A timely book written by the woman who created the Afghan Youth Sports Exchange, an organization that nurtures young Afghani girls through sport, specifically soccer, this tells of the creation of the organization but it focuses more on the original eight girls on the team. It follows their lives outside of soccer but also spends some time describing their reaction to the US when they travel here to play in exhibition games. Sports can make an important difference in peoples' lives and happiness and this book strives to show just this.
Told in chapters switching between the girls' individual stories, the team as a whole and its training, and indeed author Ayub's own understanding and feelings about what it means to be Afghan-American, this had real potential. Unfortunately, to my mind, it was choppy and had awkward transitions and so I felt as if this missed out on what could have been a fascinating (and timely) story. The timeline itself was hard to follow. I never knew if the girls' stories were pre- or post-visit to the US, which made it difficult to determine if the prejudice against girls playing soccer was one that could be overcome or if it was too ingrained to allow the particular girl being revealed in the chapter to continue playing.
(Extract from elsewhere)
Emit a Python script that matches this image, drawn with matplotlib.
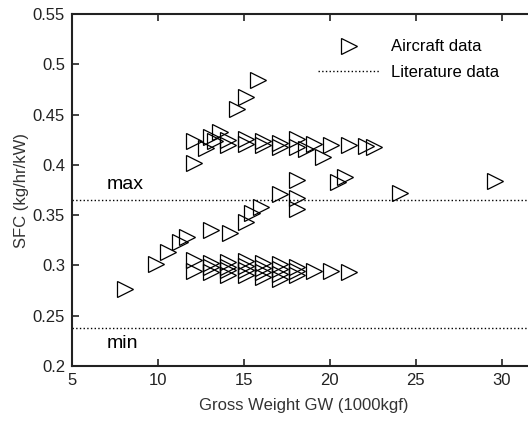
import matplotlib.pyplot as plt
import numpy as np

plt.rcParams['font.family'] = ['Liberation Sans', 'DejaVu Sans']

# aircraft data (GW in 1000kgf, SFC in kg/hr/kW)
gw = [8.1, 9.9, 10.6, 11.3, 11.7, 13.1, 14.2, 15.1, 15.5, 16.0, 17.1,
      18.1, 18.1, 18.1, 20.5, 20.9, 24.1, 29.6,
      14.6, 15.1, 15.8,
      12.1, 12.1, 12.8, 13.1, 13.3, 13.6, 14.1, 14.1, 15.1, 15.1, 16.1, 16.1,
      17.1, 17.1, 18.1, 18.1, 18.6, 19.1, 19.6, 20.1, 21.1, 22.1, 22.6,
      12.1, 12.1, 13.1, 13.1, 13.1, 14.1, 14.1, 14.1, 14.1,
      15.1, 15.1, 15.1, 15.1, 16.1, 16.1, 16.1, 16.1,
      17.1, 17.1, 17.1, 17.1, 18.1, 18.1, 18.1, 19.1, 20.1, 21.1]
sfc = [0.277, 0.301, 0.313, 0.323, 0.328, 0.335, 0.332, 0.343, 0.352, 0.358, 0.371,
       0.385, 0.367, 0.356, 0.383, 0.388, 0.372, 0.384,
       0.456, 0.467, 0.484,
       0.424, 0.402, 0.417, 0.428, 0.424, 0.433, 0.425, 0.420, 0.426, 0.421, 0.424, 0.420,
       0.422, 0.418, 0.426, 0.418, 0.416, 0.421, 0.408, 0.420, 0.420, 0.419, 0.418,
       0.305, 0.294, 0.302, 0.298, 0.293, 0.303, 0.298, 0.295, 0.290,
       0.304, 0.299, 0.295, 0.290, 0.302, 0.297, 0.293, 0.288,
       0.301, 0.296, 0.291, 0.287, 0.298, 0.294, 0.290, 0.294, 0.294, 0.293]

# literature limits
sfc_max = 0.365
sfc_min = 0.238

yticks = [0.2, 0.25, 0.3, 0.35, 0.4, 0.45, 0.5, 0.55]
ylabels = ['0.2', '0.25', '0.3', '0.35', '0.4', '0.45', '0.5', '0.55']
xticks = [5, 10, 15, 20, 25, 30]

fig = plt.figure(figsize=(5.28, 4.21), dpi=100)
ax = fig.add_axes([72/528, 55/421, 464/528, 352/421])

ax.plot(gw, sfc, linestyle='none', marker='>', markersize=11.5,
        markerfacecolor='none', markeredgecolor='black', markeredgewidth=0.9,
        label='Aircraft data')
ax.axhline(sfc_max, color='black', linestyle=':', linewidth=1, label='Literature data')
ax.axhline(sfc_min, color='black', linestyle=':', linewidth=1)

ax.text(7.0, 0.372, 'max', fontsize=14, va='bottom')
ax.text(7.0, 0.214, 'min', fontsize=14, va='bottom')

ax.set_xlim(5, 32)
ax.set_ylim(0.2, 0.55)
ax.set_xticks(xticks)
ax.set_yticks(yticks)
ax.set_yticklabels(ylabels)
ax.tick_params(direction='in', top=True, right=True, length=5, width=1.2,
               labelsize=12, colors='#222222', pad=5)
for s in ax.spines.values():
    s.set_linewidth(1.5)
    s.set_color('#222222')

ax.set_xlabel('Gross Weight GW (1000kgf)', fontsize=12, color='#333333', labelpad=7)
ax.set_ylabel('SFC (kg/hr/kW)', fontsize=12, color='#333333', labelpad=3)

ax.legend(loc='upper left', bbox_to_anchor=(0.53, 0.928), frameon=False,
          fontsize=12, handlelength=3.7, handletextpad=0.7, borderpad=0,
          borderaxespad=0, labelspacing=0.65)

fig.savefig('out.png', dpi=100)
Each of the girls overcame a lot in order to don uniforms and take to the field. They were determined and inspiring and I felt badly for the girls who ultimately couldn't continue playing because of family or religious prohibitions. The personal stories were fascinating and I wish there had been more to them as they illuminate so very well the difficulties that Afghanistan faces politically, both in denying their girls and women full and unhindered citizenship but also the limitations, dangers, and misconceptions men there also face.
Ayub inserts her own feelings about creating this soccer program only briefly, mentions how the girls' chatter made her want to better learn one of the languages of her homeland, and reflects how their presence made her miss certain Afghani things and customs. But she never fully developed this line of thinking. Her search for self is alluded to but even though it would almost certainly have dovetailed nicely with the stories of the girls, Ayub drops that ball, not examining her feelings fully. This tentative delicacy in delving into the meat of her research into the girls, into Afghanistan itself, and into her own heart is pervasive throughout the book. In the end I thought that all parts of the story were short-changed, which is so unfortunate given the potential here. Each thing was touched on too briefly and without depth. I really wanted to find a gem here but I was left feeling frustrated by the way that this barely skimmed the surface of such a rich vein.
Thanks to the publisher for providing me with a review copy.